By Jan Rahn
It was 107° on Monday of last week. On Tuesday, June 19 it dropped to 96° before beginning to climb again, and on Saturday the temperature spiked to 102°.
Farmers in Perkins County have their eyes on the skies. There has not been measurable precipitation for weeks.
However, there is hope. According to Extension Educator Robert Tigner of Chase County, “We could be okay” if the dry pattern ends by mid-July. Tigner had a recent conference call with Nebraska’s state climatologist Al Dutcher who indicated farmers could end up with average dryland corn yields—but it needs to be soon.
Tigner said corn prices strengthened in the last 10 days due to weather east of here. In his home state of Iowa, which produces 25 percent of U.S. corn, severe drought creates a more fortunate scenario for Nebraska producers.
“Nebraska is in for a ride as far as prices,” he said.
Jeff Wallin, local agent for Western Insurers, said it’s hard to believe there can be such a change from one year to the next.
“This heat and lack of rain is taking its toll on the crops and pastures,” said Wallin. “Irrigators are running as much as they can to stay on top of watering and the dryland is showing signs of stress earlier (during) each day that we miss a rain.”

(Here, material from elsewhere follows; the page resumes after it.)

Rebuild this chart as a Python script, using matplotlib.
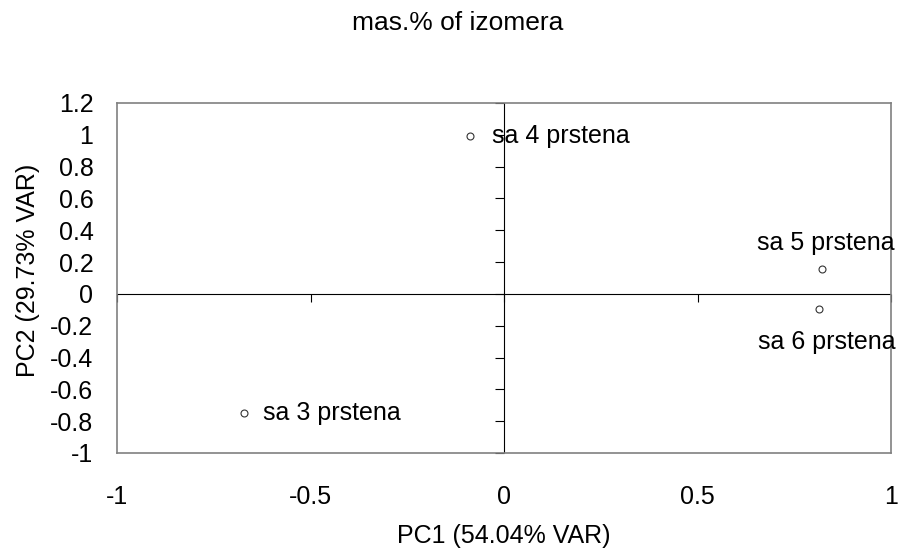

Nebraska is not the only state in a predicament. Hot weather patterns are being reported across the country by the National Weather Service (NWS) —some noted as “exceptional drought” in areas of the southeast such as Georgia.
Records are being broken, crops are stressed, and the state’s residents are suffering under intense heat and lack of moisture.
“Dryland needs help, said Tigner, “and 110 to 112 degree temperature is not going to help.” Though it’s hard to predict due to varying soil types, he said it’s close to being too late for corn in Dundy County if rain isn’t received in a week or so. For Chase County and areas of Perkins County it could be a bit longer, but not much, said Tigner. Venango is pretty much out of time, he indicated.
Last year’s total rainfall on June 25 recorded by Adams Lumber in Grant was 17.51 inches—this year’s total so far is only 2.37.
Most of western and north central Nebraska is suffering a “moderate drought” according to U.S. Drought Monitor data released by the NWS. Locations across western portions of Garden County are experiencing “severe drought” conditions, according to the monitor.
U.S. Climate Analysis—May
The average temperature for the United States during May was more than 3°F above the long-term average, making it the second warmest May on record.
The month’s high temperatures also contributed to the warmest spring, warmest year-to-date, and warmest 12-month period the nation has ever experienced since record keeping began in 1895.
Twenty-six states had May temperatures ranking among their 10 warmest. The first five months of 2012 have also become the warmest January through May period on record for the contiguous United States, with temperatures 5°F above the long-term average.
This was over 1°F warmer than the previous record set in 2000.
Twenty-nine states, all east of the Rockies, were record warm for this five-month period, and an additional 14 states had temperatures for the period among their 10 warmest.
These warmer than average temperatures combined with ongoing drought and windy conditions create ideal wildfire environments.
Additionally, warm temperatures so early in the growing season promote an early emergence of plants and crops along with the pests and weeds that plague them.
This vast departure from normal temperatures is stressing every system from water supplies to energy management and more.
These climate statistics are part of the National Climatic Data Center (NCDC) monthly climate report for the United States, which describes the temperatures of the nation as well as the precipitation conditions. This monthly analysis is part of a suite of climate services NOAA provides government, business, and community leaders so they can make informed decisions.